Originally I was thinking the table would be pre-determined and would not be included (both the compressor and decompressor would know the table). But with 128256 possible indices, that would result in some really long codes – most of the codes wouldn’t be needed in a given text. In practice it might be better to have some combination of bit encoding for common cases and then an escape sequence and explicit index for uncommon cases. This is where you need a lot of data to tune the trade-offs.

I wasn’t familiar with arithmetic coding, but that might be a better fit.

Below are a few concrete examples. These examples work out that each word is a token so it is easy to map out the flow.

The first and second rows show how the text is split into tokens and the corresponding token value (between 0 and 128255).

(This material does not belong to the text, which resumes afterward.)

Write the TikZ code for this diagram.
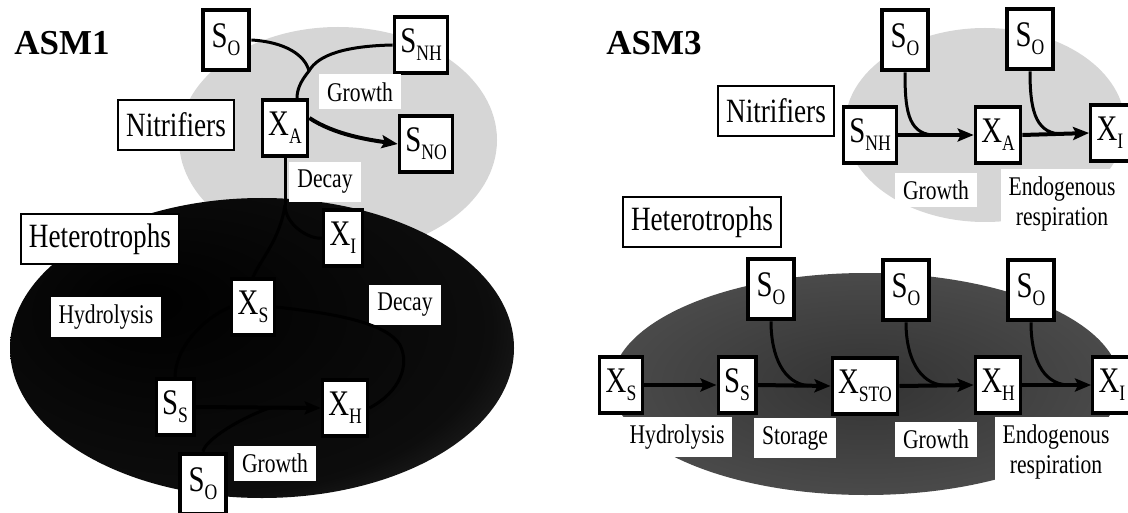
\documentclass[tikz,border=0pt]{standalone}
\usepackage{fontspec}
\usepackage{graphicx}
\setmainfont{Liberation Serif}
\usetikzlibrary{arrows.meta,positioning,calc}
\definecolor{nitgray}{RGB}{214,214,214}
\pgfdeclareradialshading{hetdark}{\pgfpoint{-12bp}{8bp}}{color(0bp)=(black); color(28bp)=(black!95); color(50bp)=(black!64)}
\pgfdeclareradialshading{hetmid}{\pgfpoint{0bp}{0bp}}{color(0bp)=(black!80); color(50bp)=(black!62)}
\newcommand{\nrw}[1]{\scalebox{0.8}[1]{#1}}
\newcommand{\symb}[2]{\nrw{#1\raisebox{-4pt}{\fontsize{11}{11}\selectfont #2}}}

\begin{document}
\begin{tikzpicture}[
  x=0.5pt, y=-0.5pt,
  var/.style={draw, fill=white, line width=1.6pt, font=\fontsize{18}{18}\selectfont, minimum height=28pt, inner xsep=3pt, inner ysep=0pt},
  oxy/.style={var, line width=2.4pt, minimum width=23pt, minimum height=30pt},
  group/.style={draw, fill=white, line width=1pt, font=\fontsize{17}{17}\selectfont, minimum height=25pt, inner xsep=4pt},
  proc/.style={fill=white, font=\fontsize{13.5}{15}\selectfont, inner xsep=4pt, inner ysep=4pt, align=center},
  title/.style={font=\bfseries\fontsize{17.5}{18}\selectfont},
  link/.style={line width=1.5pt},
  arrow/.style={line width=2pt, -{Stealth[length=8pt, width=6.5pt, inset=1.5pt]}}
]
  \useasboundingbox (0,0) rectangle (1128,513);

  % Groups
  \fill[nitgray] (338,140) ellipse [x radius=159, y radius=113];
  \shade[shading=hetdark] (262,348) ellipse [x radius=252, y radius=150];
  \fill[nitgray] (985,125) ellipse [x radius=140, y radius=97];
  \shade[shading=hetmid] (866,384) ellipse [x radius=254, y radius=111];

  % ASM1 nodes
  \node (title1) [title] at (62,43) {ASM1};
  \node (so1) [oxy] at (226,40) {\symb{S}{O}};
  \node (snh1) [var] at (421,45) {\symb{S}{NH}};
  \node (nit1) [group] at (176,125) {\nrw{Nitrifiers}};
  \node (xa1) [var] at (285,128) {\symb{X}{A}};
  \node (sno1) [var] at (426,144) {\symb{S}{NO}};
  \node (grow1) [proc] at (360,92) {\nrw{Growth}};
  \node (decay1) [proc] at (325,182) {\nrw{Decay}};
  \node (het1) [group] at (100,239) {\nrw{Heterotrophs}};
  \node (xi1) [var] at (343,238) {\symb{X}{I}};
  \node (hyd1) [proc] at (106,317) {\nrw{Hydrolysis}};
  \node (xs1) [var] at (253,307) {\symb{X}{S}};
  \node (decay1b) [proc] at (405,305) {\nrw{Decay}};
  \node (ss1) [var] at (175,407) {\symb{S}{S}};
  \node (xh1) [var] at (345,408) {\symb{X}{H}};
  \node (grow1b) [proc] at (275,463) {\nrw{Growth}};
  \node (so1b) [oxy] at (203,484) {\symb{S}{O}};

  % ASM1 paths
  \coordinate (join1) at (309,71);
  \coordinate (fork1) at (285,205);
  \coordinate (join2) at ($(ss1.east)!0.6!(xh1.west)$);
  \draw [link] (snh1.west) .. controls (345,46) and (318,55) .. (join1)
    .. controls (300,82) and (297,90) .. ([xshift=6pt]xa1.north);
  \draw [link] (so1.east) .. controls (285,42) and (305,55) .. (join1);
  \draw [arrow] ([yshift=5pt]xa1.east) .. controls (335,135) and (370,140) .. (sno1.west);
  \draw [link] (xa1.south) -- (fork1);
  \draw [link] (fork1) .. controls (285,225) and (310,240) .. (xi1.west);
  \draw [link] (fork1) .. controls (280,240) and (260,260) .. (xs1.north);
  \draw [link] (xs1.west) .. controls (200,320) and (175,350) .. (ss1.north);
  \draw [arrow] (ss1.east) -- (xh1.west);
  \draw [link] (so1b.north) .. controls (205,440) and (240,418) .. (join2);
  \draw [link] (xh1.east) .. controls (400,392) and (410,365) .. (400,345)
    .. controls (385,320) and (320,312) .. (xs1.east);

  % ASM3 nodes
  \node (title3) [title] at (654,43) {ASM3};
  \node (nit3) [group] at (776,111) {\nrw{Nitrifiers}};
  \node (so3a) [oxy] at (905,40) {\symb{S}{O}};
  \node (so3b) [oxy] at (1030,39) {\symb{S}{O}};
  \node (snh3) [var] at (870,135) {\symb{S}{NH}};
  \node (xa3) [var] at (998,135) {\symb{X}{A}};
  \node (xi3) [var] at (1110,133) {\symb{X}{I}};
  \node (grow3) [proc] at (936,190) {\nrw{Growth}};
  \node (endo3) [proc] at (1062,204) {\nrw{Endogenous}\\\nrw{respiration}};
  \node (het3) [group] at (702,222) {\nrw{Heterotrophs}};
  \node (so3c) [oxy] at (771,289) {\symb{S}{O}};
  \node (so3d) [oxy] at (906,290) {\symb{S}{O}};
  \node (so3e) [oxy] at (1031,290) {\symb{S}{O}};
  \node (xs3) [var] at (621,385) {\symb{X}{S}};
  \node (ss3) [var] at (737,385) {\symb{S}{S}};
  \node (xsto3) [var] at (865,386) {\symb{X}{STO}};
  \node (xh3) [var] at (998,385) {\symb{X}{H}};
  \node (xi3b) [var] at (1112,385) {\symb{X}{I}};
  \node (hyd3) [proc] at (677,437) {\nrw{Hydrolysis}};
  \node (stor3) [proc] at (795,438) {\nrw{Storage}};
  \node (grow3b) [proc] at (936,439) {\nrw{Growth}};
  \node (endo3b) [proc] at (1056,452) {\nrw{Endogenous}\\\nrw{respiration}};

  % ASM3 paths
  \coordinate (j3a) at ($(snh3.east)!0.45!(xa3.west)$);
  \coordinate (j3b) at ($(xa3.east)!0.55!(xi3.west)$);
  \coordinate (j3c) at ($(ss3.east)!0.7!(xsto3.west)$);
  \coordinate (j3d) at ($(xsto3.east)!0.6!(xh3.west)$);
  \coordinate (j3e) at ($(xh3.east)!0.65!(xi3b.west)$);
  \draw [arrow] (snh3.east) -- (xa3.west);
  \draw [arrow] (xa3.east) -- (xi3.west);
  \draw [link] (so3a.south) .. controls +(0,35) and +(-25,-2) .. (j3a);
  \draw [link] (so3b.south) .. controls +(0,35) and +(-25,-2) .. (j3b);
  \draw [arrow] (xs3.east) -- (ss3.west);
  \draw [arrow] (ss3.east) -- (xsto3.west);
  \draw [arrow] (xsto3.east) -- (xh3.west);
  \draw [arrow] (xh3.east) -- (xi3b.west);
  \draw [link] (so3c.south) .. controls +(0,35) and +(-25,-2) .. (j3c);
  \draw [link] (so3d.south) .. controls +(0,35) and +(-25,-2) .. (j3d);
  \draw [link] (so3e.south) .. controls +(0,35) and +(-25,-2) .. (j3e);
\end{tikzpicture}
\end{document}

The third row shows the LLM’s prediction. A value of 0 means the LLM predicted the next token as the most likely token whereas a value of 128255 means it predicted it as the least-likely token.

If we wanted to save this stream of indices we would need 17-bits per index, but since the indices are not equally likely, one option is to use a probability-based encoder. The fourth row shows the Huffman code to encode the indices.

For example:

text:   ['The', ' quick', ' brown', ' fox', ' jumps', ' over', ' the', ' lazy', ' dog', '.']
token:  [ 791,   4062,     14198,    39935,  35308,    927,     279,    16053,   5679,   13]
index:  [ 2,     2444,     6,        0,      0,        0,       0,      0,       0,      0 ]
code:   [ 001,   011,      010,      1,      1,        1,       1,      1,       1,      1 ]

‘The’ is the 3rd most likely token to start any sentence. Then knowing the first word is ‘The’, ‘quick’ is the 2445th most likely token. Once the LLM knows the sentence starts with ‘The quick brown’ it is able to predict the rest of the sentence easily.

Another more realistic example:

text:   ['What', ' is', ' the', ' best', ' dog', '?']
token:  [ 3923,   374,   279,    1888,    5679,   30]
index:  [ 15,     0,     0,      1,       22,     68]
code:   [ 110,    10,    10,     011,     111,    00]

Gotcha. My intuition is that you could get away with a generic Huffman table as most text will probably follow something like a power-law distribution. Sure, you’d still have some outliers like “quick” above, but most of the benefit will be in picking low indices that will be fully covered in any text of reasonable length.

Arithmetic coding should help a fair amount. It does best for very short codewords. The granularity of Huffman coding is a problem when you’re talking just a few bits. Makes a difference when 1.3 bits gets rounded down to 1, or 1.7 rounded up to 2, etc. Arithmetic coding handles any fractional number of bits, even <1.